**DIRECTION**
Return only the lines running from the line with "Convert this chart to matplotlib code." down to the line with "fig = plt.figure(figsize=(9.69, 6.81), dpi=100)", both included, exactly as they appear.

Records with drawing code
__________________________________________________
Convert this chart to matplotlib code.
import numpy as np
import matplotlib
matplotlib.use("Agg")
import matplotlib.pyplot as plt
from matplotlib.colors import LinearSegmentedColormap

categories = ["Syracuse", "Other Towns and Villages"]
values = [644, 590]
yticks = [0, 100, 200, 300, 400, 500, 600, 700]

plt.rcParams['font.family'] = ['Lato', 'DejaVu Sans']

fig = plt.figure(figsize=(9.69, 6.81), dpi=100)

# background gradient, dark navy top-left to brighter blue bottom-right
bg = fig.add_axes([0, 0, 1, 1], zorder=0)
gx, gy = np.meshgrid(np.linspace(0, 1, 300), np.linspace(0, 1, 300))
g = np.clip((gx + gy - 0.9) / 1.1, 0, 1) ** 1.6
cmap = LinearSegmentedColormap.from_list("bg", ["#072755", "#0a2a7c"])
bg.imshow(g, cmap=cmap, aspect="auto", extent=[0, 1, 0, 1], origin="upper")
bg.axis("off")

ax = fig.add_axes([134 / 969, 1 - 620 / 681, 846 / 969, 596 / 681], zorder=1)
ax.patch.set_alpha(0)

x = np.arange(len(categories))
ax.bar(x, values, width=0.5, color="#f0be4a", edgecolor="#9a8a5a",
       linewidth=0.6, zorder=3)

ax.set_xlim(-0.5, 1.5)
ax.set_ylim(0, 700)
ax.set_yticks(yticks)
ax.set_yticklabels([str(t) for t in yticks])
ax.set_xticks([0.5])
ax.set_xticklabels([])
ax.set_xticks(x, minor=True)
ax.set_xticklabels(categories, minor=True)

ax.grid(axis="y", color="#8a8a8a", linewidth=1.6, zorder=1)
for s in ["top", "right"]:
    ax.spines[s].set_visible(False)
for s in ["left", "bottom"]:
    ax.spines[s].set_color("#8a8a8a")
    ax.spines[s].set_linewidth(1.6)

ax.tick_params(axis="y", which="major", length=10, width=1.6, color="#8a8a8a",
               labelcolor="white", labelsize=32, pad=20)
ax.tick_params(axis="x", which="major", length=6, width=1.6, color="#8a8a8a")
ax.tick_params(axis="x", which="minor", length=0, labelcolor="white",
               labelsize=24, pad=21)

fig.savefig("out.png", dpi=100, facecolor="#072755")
__________________________________________________
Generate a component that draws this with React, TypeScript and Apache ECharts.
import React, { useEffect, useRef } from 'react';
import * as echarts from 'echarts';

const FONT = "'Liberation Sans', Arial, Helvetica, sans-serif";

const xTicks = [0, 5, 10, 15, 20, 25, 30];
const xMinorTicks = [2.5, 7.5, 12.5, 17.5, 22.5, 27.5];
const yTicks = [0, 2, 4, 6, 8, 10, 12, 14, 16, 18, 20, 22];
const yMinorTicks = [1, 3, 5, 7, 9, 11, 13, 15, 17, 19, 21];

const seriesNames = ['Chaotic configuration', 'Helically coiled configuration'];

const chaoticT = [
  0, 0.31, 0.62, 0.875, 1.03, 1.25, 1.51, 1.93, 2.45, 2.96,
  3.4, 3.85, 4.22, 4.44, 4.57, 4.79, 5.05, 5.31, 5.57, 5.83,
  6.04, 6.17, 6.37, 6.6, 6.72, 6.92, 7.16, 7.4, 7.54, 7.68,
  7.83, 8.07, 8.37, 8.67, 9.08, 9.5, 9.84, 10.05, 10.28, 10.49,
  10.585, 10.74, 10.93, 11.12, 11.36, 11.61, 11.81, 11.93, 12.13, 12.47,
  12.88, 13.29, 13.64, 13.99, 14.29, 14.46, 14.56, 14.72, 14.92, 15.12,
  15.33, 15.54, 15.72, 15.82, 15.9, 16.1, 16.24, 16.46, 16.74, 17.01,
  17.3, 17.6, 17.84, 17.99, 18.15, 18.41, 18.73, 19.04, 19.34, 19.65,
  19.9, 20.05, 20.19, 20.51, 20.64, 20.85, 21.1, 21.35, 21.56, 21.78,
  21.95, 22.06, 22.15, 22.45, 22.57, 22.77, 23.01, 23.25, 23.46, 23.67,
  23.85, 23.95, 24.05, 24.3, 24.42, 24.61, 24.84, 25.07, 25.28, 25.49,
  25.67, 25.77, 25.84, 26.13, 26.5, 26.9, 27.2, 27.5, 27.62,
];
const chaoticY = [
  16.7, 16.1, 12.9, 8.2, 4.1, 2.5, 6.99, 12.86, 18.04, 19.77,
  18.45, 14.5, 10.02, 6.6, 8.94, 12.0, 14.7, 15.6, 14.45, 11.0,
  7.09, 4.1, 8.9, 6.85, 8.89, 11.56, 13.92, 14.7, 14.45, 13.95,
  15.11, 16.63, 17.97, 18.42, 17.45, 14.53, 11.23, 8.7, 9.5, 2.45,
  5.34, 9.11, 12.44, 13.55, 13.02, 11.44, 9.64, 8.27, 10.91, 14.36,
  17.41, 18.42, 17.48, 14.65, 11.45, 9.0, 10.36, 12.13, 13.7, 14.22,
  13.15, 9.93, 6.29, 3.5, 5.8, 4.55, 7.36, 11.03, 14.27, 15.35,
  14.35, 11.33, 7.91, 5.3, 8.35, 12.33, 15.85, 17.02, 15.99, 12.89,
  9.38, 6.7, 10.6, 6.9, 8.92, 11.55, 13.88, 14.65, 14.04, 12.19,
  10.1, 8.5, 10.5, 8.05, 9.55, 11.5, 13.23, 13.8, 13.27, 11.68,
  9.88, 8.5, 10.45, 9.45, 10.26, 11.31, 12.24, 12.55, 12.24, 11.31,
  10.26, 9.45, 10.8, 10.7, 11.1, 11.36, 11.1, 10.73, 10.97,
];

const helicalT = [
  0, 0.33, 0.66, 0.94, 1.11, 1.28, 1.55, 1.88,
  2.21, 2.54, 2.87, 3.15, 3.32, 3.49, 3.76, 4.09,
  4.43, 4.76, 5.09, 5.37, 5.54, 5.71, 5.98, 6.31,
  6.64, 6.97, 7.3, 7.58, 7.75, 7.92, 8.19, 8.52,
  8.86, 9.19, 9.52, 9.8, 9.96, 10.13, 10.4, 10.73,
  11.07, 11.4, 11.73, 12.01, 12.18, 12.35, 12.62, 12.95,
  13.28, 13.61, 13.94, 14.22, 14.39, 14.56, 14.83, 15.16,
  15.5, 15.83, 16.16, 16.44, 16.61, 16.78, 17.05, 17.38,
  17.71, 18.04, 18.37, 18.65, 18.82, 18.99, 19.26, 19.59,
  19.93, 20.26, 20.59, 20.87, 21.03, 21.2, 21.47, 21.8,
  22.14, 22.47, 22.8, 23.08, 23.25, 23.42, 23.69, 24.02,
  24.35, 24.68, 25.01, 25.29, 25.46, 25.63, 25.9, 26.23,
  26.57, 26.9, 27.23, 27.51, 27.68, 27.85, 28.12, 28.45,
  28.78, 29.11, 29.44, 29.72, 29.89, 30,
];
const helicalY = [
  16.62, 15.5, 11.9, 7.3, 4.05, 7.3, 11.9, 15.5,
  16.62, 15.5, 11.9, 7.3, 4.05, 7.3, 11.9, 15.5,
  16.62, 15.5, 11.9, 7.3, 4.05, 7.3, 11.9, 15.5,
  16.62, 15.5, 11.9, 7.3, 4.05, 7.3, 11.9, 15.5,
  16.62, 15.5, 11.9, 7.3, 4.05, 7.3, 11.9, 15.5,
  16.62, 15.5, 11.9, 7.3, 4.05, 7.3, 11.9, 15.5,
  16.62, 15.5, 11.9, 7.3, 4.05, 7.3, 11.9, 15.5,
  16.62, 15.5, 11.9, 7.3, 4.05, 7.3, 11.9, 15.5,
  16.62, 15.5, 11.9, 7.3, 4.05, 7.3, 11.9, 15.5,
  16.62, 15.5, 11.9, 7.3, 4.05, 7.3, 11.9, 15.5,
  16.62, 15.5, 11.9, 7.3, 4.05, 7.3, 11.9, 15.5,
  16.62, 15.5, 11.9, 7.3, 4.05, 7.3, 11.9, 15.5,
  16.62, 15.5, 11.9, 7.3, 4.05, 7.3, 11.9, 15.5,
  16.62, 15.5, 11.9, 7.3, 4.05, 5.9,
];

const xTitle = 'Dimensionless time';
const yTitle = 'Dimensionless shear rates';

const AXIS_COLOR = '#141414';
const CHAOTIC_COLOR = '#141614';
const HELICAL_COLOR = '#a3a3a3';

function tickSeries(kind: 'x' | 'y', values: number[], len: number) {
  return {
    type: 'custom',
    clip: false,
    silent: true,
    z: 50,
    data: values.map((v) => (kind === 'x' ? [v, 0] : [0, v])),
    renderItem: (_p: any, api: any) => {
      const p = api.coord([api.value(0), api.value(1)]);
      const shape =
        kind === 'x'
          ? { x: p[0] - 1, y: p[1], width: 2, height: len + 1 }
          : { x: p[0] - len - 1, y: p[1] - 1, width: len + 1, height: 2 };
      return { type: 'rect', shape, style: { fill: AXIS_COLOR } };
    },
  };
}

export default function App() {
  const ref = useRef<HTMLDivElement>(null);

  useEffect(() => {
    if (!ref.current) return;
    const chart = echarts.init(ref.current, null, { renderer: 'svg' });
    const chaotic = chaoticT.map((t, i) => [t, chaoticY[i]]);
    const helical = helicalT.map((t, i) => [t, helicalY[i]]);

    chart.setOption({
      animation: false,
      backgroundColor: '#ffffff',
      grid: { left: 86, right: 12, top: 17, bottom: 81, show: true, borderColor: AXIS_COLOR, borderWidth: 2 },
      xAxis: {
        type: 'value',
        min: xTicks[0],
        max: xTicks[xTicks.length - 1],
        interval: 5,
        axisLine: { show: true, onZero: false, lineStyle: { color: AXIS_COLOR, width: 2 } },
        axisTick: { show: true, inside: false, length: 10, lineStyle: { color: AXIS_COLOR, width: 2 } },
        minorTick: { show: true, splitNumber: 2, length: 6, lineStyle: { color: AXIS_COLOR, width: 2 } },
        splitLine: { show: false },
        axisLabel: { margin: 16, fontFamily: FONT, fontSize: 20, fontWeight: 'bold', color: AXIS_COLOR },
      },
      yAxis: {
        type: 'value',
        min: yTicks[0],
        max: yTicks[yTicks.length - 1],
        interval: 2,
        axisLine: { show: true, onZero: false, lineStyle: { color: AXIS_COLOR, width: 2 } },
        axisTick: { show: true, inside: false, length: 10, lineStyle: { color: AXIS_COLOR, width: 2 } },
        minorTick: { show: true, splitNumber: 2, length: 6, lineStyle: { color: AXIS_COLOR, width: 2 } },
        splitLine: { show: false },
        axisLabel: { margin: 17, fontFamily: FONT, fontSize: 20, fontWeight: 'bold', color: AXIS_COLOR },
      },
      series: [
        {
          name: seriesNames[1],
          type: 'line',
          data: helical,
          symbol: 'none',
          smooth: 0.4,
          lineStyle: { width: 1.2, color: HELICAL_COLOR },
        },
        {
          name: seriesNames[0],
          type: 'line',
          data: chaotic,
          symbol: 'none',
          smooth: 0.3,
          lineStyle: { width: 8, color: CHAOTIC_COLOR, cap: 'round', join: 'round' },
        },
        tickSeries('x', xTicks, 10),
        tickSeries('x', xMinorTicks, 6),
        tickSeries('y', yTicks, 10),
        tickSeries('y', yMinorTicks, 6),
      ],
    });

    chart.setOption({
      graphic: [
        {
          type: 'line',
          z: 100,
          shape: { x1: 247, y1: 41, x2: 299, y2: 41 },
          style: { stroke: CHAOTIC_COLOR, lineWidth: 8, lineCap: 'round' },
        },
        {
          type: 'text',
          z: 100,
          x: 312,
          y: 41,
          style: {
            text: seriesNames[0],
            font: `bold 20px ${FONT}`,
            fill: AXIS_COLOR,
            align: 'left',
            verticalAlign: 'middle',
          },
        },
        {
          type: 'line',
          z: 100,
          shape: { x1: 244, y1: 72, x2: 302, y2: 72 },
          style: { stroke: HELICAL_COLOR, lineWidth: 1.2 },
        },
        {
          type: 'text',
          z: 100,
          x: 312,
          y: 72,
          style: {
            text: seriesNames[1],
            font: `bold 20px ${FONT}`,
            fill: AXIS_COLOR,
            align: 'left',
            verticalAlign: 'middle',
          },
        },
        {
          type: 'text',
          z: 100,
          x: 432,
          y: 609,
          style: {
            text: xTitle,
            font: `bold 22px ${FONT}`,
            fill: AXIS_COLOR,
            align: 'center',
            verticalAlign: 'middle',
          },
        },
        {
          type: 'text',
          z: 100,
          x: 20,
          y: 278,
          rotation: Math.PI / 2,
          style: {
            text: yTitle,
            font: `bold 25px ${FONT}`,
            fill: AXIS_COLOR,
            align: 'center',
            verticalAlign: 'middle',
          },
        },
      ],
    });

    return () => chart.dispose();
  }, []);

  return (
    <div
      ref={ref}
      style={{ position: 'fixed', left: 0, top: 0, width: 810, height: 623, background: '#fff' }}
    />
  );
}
__________________________________________________
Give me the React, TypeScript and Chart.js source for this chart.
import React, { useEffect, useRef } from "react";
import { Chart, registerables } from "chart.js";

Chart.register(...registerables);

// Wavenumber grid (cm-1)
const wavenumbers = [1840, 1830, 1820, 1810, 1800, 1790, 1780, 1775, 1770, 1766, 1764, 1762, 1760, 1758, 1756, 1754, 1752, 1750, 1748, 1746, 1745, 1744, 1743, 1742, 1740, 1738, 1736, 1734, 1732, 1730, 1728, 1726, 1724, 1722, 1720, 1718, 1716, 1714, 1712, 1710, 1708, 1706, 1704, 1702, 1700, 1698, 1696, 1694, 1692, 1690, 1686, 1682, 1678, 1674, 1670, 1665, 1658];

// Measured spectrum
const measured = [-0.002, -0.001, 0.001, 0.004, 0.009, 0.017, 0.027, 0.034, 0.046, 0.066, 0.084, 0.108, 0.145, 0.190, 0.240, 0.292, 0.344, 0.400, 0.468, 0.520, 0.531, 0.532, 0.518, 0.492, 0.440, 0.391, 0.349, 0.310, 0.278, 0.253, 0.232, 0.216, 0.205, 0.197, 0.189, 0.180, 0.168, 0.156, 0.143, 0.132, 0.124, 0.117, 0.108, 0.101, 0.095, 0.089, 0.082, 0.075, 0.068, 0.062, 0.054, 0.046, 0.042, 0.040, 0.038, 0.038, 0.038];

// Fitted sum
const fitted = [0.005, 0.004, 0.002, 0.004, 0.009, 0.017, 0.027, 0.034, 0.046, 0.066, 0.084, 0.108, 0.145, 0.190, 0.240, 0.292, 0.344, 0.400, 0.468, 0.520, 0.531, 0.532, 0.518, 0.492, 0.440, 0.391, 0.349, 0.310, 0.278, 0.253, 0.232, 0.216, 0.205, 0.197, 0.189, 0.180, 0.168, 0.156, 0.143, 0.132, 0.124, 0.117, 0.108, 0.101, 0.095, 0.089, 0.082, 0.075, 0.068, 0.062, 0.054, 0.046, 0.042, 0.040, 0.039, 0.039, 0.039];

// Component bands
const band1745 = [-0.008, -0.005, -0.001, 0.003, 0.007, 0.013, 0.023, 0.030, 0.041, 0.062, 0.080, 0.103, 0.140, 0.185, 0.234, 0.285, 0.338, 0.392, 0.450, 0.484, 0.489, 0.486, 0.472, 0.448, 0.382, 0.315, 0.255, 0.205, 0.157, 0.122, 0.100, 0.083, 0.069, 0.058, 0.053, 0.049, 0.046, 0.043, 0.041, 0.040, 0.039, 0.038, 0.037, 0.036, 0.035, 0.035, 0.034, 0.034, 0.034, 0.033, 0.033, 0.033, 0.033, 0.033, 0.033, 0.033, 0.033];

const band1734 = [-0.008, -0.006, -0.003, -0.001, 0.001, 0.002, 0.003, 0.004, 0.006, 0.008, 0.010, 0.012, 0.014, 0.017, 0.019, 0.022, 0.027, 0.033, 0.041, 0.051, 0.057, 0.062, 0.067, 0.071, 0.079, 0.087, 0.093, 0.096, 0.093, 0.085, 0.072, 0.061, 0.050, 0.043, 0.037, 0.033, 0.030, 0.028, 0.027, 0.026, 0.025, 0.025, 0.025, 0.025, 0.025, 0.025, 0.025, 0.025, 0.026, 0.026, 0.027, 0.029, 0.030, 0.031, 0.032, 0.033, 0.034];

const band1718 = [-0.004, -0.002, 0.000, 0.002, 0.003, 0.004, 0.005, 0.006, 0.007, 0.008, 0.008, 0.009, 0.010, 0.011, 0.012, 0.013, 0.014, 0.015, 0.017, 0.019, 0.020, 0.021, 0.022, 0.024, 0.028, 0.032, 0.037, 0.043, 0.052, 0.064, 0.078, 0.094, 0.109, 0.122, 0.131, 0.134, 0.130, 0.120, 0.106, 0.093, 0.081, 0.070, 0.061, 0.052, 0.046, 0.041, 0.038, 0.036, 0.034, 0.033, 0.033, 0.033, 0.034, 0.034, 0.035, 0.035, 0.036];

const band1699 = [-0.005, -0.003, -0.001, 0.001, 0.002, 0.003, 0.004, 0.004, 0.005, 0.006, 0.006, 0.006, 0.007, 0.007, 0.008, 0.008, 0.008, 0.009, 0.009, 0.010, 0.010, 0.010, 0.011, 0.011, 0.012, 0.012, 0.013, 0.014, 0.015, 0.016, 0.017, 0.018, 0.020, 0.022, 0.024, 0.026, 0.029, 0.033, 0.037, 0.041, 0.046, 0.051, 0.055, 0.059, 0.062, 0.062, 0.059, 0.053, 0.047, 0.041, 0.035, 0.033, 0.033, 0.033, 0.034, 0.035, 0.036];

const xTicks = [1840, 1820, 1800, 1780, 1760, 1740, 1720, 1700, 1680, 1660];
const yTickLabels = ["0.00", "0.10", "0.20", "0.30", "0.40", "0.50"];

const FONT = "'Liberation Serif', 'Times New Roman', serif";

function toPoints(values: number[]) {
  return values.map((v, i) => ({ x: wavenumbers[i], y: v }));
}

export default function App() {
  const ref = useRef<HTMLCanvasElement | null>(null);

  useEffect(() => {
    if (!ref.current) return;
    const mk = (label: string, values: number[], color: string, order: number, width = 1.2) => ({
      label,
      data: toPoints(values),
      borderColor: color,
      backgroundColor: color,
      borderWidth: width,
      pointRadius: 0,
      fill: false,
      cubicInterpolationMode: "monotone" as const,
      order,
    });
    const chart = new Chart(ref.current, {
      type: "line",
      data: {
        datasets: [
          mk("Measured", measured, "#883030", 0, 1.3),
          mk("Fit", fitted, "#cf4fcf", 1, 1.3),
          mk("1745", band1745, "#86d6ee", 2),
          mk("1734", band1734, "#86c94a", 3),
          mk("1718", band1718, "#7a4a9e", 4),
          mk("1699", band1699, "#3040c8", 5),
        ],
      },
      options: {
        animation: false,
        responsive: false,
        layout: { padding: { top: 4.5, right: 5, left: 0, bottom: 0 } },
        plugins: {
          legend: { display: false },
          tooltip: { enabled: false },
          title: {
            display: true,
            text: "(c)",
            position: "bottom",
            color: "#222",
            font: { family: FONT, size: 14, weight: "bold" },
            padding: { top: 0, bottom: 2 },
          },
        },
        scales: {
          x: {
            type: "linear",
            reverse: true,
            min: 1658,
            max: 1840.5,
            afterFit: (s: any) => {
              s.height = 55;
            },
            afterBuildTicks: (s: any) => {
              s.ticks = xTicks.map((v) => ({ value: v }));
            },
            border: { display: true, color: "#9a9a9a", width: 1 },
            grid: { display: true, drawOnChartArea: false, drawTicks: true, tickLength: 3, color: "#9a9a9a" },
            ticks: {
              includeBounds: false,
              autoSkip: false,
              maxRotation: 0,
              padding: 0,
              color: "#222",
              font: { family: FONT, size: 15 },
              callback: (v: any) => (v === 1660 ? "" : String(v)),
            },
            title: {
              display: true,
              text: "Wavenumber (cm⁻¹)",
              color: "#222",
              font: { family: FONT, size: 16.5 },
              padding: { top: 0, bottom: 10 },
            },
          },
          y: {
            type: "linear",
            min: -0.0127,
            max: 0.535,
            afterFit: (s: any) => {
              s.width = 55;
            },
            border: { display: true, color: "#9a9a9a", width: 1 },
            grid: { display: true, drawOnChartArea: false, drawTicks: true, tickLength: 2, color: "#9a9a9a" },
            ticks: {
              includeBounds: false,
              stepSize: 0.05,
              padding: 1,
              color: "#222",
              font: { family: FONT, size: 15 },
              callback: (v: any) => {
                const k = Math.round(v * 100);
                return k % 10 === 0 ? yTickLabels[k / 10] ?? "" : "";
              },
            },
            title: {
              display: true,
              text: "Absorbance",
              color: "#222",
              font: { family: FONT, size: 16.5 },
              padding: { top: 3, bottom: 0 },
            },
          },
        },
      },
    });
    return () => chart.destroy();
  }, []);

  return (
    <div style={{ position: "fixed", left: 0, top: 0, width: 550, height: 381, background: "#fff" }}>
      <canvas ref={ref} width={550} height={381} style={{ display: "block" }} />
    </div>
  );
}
__________________________________________________
**ANSWER TO THE TASK**
Convert this chart to matplotlib code.
import numpy as np
import matplotlib
matplotlib.use("Agg")
import matplotlib.pyplot as plt
from matplotlib.colors import LinearSegmentedColormap

categories = ["Syracuse", "Other Towns and Villages"]
values = [644, 590]
yticks = [0, 100, 200, 300, 400, 500, 600, 700]

plt.rcParams['font.family'] = ['Lato', 'DejaVu Sans']

fig = plt.figure(figsize=(9.69, 6.81), dpi=100)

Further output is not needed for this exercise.